Jim Thome had been playing both baseball and basketball at a community college when Cleveland drafted him in the 13th round of the 1989 Draft, using the 333rd overall pick on him. The club didn’t think much of him, but while he was in the minors, Thome met Charlie Manuel, who saw something in Thome and became a mentor to him.

Less than two years later, Thome made his big league debut and a Hall of Fame career was born. During his career, Thome blasted over 600 home runs and was a five-time all-star, making him a rather valuable player for someone taken in the 13th round.

3. Nolan Ryan

Not only is Nolan Ryan one of the greatest pitchers ever but he’s also one of the best MLB Draft picks ever.

He was selected in the 10th round of the inaugural MLB Draft in 1965. The youthful Mets grabbed him with the 295th overall pick with Ryan reaching the big leagues quickly enough to contribute to the Miracle Mets winning the 1969 World Series, earning a save in Game 3.

It would take a little longer for Ryan to develop into an elite pitcher, which is perhaps why teams didn’t gravitate to him when he was drafted. But as most fans know, Ryan owns the all-time record for strikeouts and no-hitters. Somehow, he was an all-star just eight times despite leading his league in strikeouts 11 times. In any event, he was a steal in the draft and arguably the best pitcher of all time.

2. Albert Pujols

There was almost no interest in Albert Pujols heading into the 1999 MLB Draft. The Cardinals eventually took a chance on him in the 13th round, using the 402nd overall pick to get him.
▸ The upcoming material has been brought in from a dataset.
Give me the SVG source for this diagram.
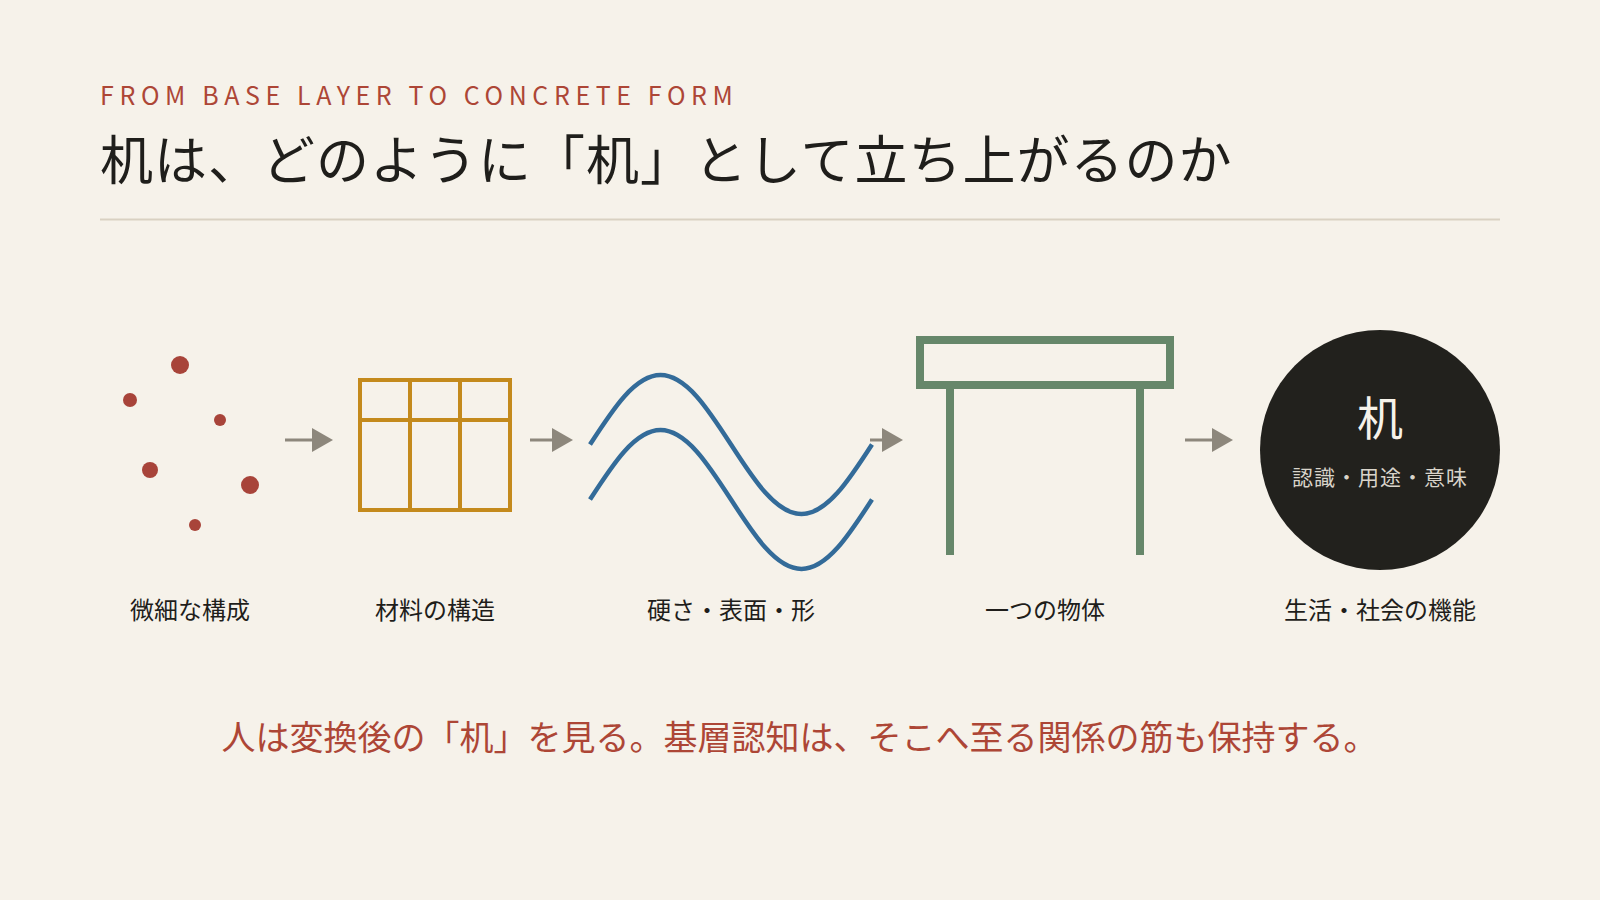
<svg xmlns="http://www.w3.org/2000/svg" width="1600" height="900" viewBox="0 0 1600 900">
  <defs>
    <style>
      .jp { font-family: "Noto Sans CJK JP", "Noto Sans", sans-serif; }
      .eyebrow { font-size: 25px; fill: #ad4636; letter-spacing: 5.6px; }
      .title { font-size: 53px; fill: #1f1e1b; letter-spacing: 1px; }
      .label { font-size: 24px; fill: #1f1e1b; text-anchor: middle; }
      .foot { font-size: 34px; fill: #ad4636; text-anchor: middle; }
      .dot { fill: #a8443a; }
      .grid { fill: none; stroke: #c48a1c; stroke-width: 4; }
      .wave { fill: none; stroke: #336b99; stroke-width: 4.5; stroke-linecap: butt; }
      .desk { fill: none; stroke: #66876a; stroke-width: 8; }
      .conn { stroke: #8d877c; stroke-width: 3; fill: none; }
    </style>
    <marker id="ah" markerWidth="21" markerHeight="24" refX="0" refY="12" orient="auto" markerUnits="userSpaceOnUse">
      <path d="M0,0 L21,12 L0,24 Z" fill="#8d877c"/>
    </marker>
  </defs>

  <rect x="0" y="0" width="1600" height="900" fill="#f6f2ea"/>

  <g id="header">
    <text class="jp eyebrow" x="100" y="104.5">FROM BASE LAYER TO CONCRETE FORM</text>
    <text class="jp title" x="100" y="180">机は、どのように「机」として立ち上がるのか</text>
    <line x1="100" y1="219.5" x2="1500" y2="219.5" stroke="#d9d1c2" stroke-width="2"/>
  </g>

  <g id="connectors">
    <line class="conn" x1="285" y1="440" x2="312" y2="440" marker-end="url(#ah)"/>
    <line class="conn" x1="530" y1="440" x2="552" y2="440" marker-end="url(#ah)"/>
    <line class="conn" x1="870" y1="440" x2="882" y2="440" marker-end="url(#ah)"/>
    <line class="conn" x1="1185" y1="440" x2="1212" y2="440" marker-end="url(#ah)"/>
  </g>

  <g id="node-particles">
    <circle class="dot" cx="180" cy="365" r="9"/>
    <circle class="dot" cx="130" cy="400" r="7"/>
    <circle class="dot" cx="220" cy="420" r="6"/>
    <circle class="dot" cx="150" cy="470" r="8"/>
    <circle class="dot" cx="250" cy="485" r="9"/>
    <circle class="dot" cx="195" cy="525" r="6"/>
    <text class="jp label" x="190" y="619">微細な構成</text>
  </g>

  <g id="node-structure">
    <rect class="grid" x="360" y="380" width="150" height="130"/>
    <line class="grid" x1="410" y1="380" x2="410" y2="510"/>
    <line class="grid" x1="460" y1="380" x2="460" y2="510"/>
    <line class="grid" x1="360" y1="420" x2="510" y2="420"/>
    <text class="jp label" x="435" y="619">材料の構造</text>
  </g>

  <g id="node-properties">
    <path class="wave" d="M590,444.5 C613,408.9 635,375 660.5,375 C686,375 708,408.9 731,444.5 C754,480.1 776,514 801.5,514 C827,514 849,480.1 872,444.5"/>
    <path class="wave" d="M590,499.5 C613,463.9 635,430 660.5,430 C686,430 708,463.9 731,499.5 C754,535.1 776,569 801.5,569 C827,569 849,535.1 872,499.5"/>
    <text class="jp label" x="731" y="619">硬さ・表面・形</text>
  </g>

  <g id="node-object">
    <rect class="desk" x="920" y="340" width="250" height="45"/>
    <line class="desk" x1="950" y1="389" x2="950" y2="555"/>
    <line class="desk" x1="1140" y1="389" x2="1140" y2="555"/>
    <text class="jp label" x="1045" y="619">一つの物体</text>
  </g>

  <g id="node-function">
    <circle cx="1380" cy="450" r="120" fill="#22211d"/>
    <text class="jp" x="1380" y="435" font-size="46" fill="#f6f2ea" text-anchor="middle">机</text>
    <text class="jp" x="1380" y="485" font-size="21" fill="#d9d4ca" text-anchor="middle" letter-spacing="1">認識・用途・意味</text>
    <text class="jp label" x="1380" y="619">生活・社会の機能</text>
  </g>

  <g id="footer">
    <text class="jp foot" x="799.5" y="750">人は変換後の「机」を見る。基層認知は、そこへ至る関係の筋も保持する。</text>
  </g>
</svg>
However, a scout from the Rays named Fernando Arango had taken a keen liking to Pujols.

In fact, he quit his job when the Rays ignored him and declined to draft him. Of course, less than two years after being drafted, Pujols was in the big leagues. He would go on to win Rookie of the Year honors after putting together one of the best rookie seasons ever seen.
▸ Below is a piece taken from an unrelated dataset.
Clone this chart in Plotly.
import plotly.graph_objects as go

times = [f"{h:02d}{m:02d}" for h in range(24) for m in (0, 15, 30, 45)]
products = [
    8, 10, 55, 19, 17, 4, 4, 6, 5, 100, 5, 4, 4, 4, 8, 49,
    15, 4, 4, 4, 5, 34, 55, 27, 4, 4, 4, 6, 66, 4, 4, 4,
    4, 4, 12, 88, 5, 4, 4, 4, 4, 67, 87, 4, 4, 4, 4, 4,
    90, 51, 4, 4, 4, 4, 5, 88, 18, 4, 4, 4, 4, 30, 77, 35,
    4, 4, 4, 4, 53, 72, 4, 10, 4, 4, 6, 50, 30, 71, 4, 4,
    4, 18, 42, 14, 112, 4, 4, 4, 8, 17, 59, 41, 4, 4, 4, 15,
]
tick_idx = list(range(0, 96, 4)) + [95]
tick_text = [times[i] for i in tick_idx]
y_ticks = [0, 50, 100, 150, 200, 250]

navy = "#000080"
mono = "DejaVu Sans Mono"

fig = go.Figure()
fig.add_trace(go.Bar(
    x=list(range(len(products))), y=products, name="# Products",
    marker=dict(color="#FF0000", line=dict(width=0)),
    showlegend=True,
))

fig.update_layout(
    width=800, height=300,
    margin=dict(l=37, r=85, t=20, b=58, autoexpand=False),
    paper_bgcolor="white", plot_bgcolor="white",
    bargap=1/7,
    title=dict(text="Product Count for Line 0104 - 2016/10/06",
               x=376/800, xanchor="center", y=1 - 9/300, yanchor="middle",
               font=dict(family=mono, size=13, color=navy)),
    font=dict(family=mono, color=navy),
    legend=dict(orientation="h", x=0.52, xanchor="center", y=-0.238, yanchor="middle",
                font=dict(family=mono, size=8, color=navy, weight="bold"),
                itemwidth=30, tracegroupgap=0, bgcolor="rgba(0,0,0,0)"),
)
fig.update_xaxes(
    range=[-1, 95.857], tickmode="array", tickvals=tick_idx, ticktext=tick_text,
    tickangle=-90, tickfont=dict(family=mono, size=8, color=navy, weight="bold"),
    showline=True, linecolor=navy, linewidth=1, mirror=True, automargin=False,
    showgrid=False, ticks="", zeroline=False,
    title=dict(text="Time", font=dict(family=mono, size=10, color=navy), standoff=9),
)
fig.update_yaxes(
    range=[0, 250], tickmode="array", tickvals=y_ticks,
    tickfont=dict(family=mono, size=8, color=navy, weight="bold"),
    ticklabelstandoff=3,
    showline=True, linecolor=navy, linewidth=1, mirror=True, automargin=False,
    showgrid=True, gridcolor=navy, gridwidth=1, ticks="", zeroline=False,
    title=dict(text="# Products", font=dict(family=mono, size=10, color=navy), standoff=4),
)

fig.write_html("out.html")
Before all was said and done, Pujols would be a 10-time all-star and a three-time MVP. He has amassed over 3,000 hits and nearly 700 home runs, making him a first-ballot Hall of Famer.

1. Mike Piazza

There’s no question that Mike Piazza is the most valuable MLB Draft pick ever. He was selected in the 62nd round of the 1998 draft and was only one of seven players selected in that round because most teams had stopped making selections by that point. Piazza was the 1,390th overall selection.

Just try to wrap your head around that many players being selected, much less being selected ahead of Piazza. The only reason he was drafted at all is because Dodgers’ manager Tommy Lasorda was Piazza’s Godfather and a close friend of Piazza’s father.

In other words, Piazza was drafted as a favor to a friend. Of course, that 62nd round pick from Miami-Dade Community College turned into a Hall of Famer and the greatest hitting catcher of all time. It’s one of the great stories in all of sports, clearly making Piazza the best pick in MLB Draft history.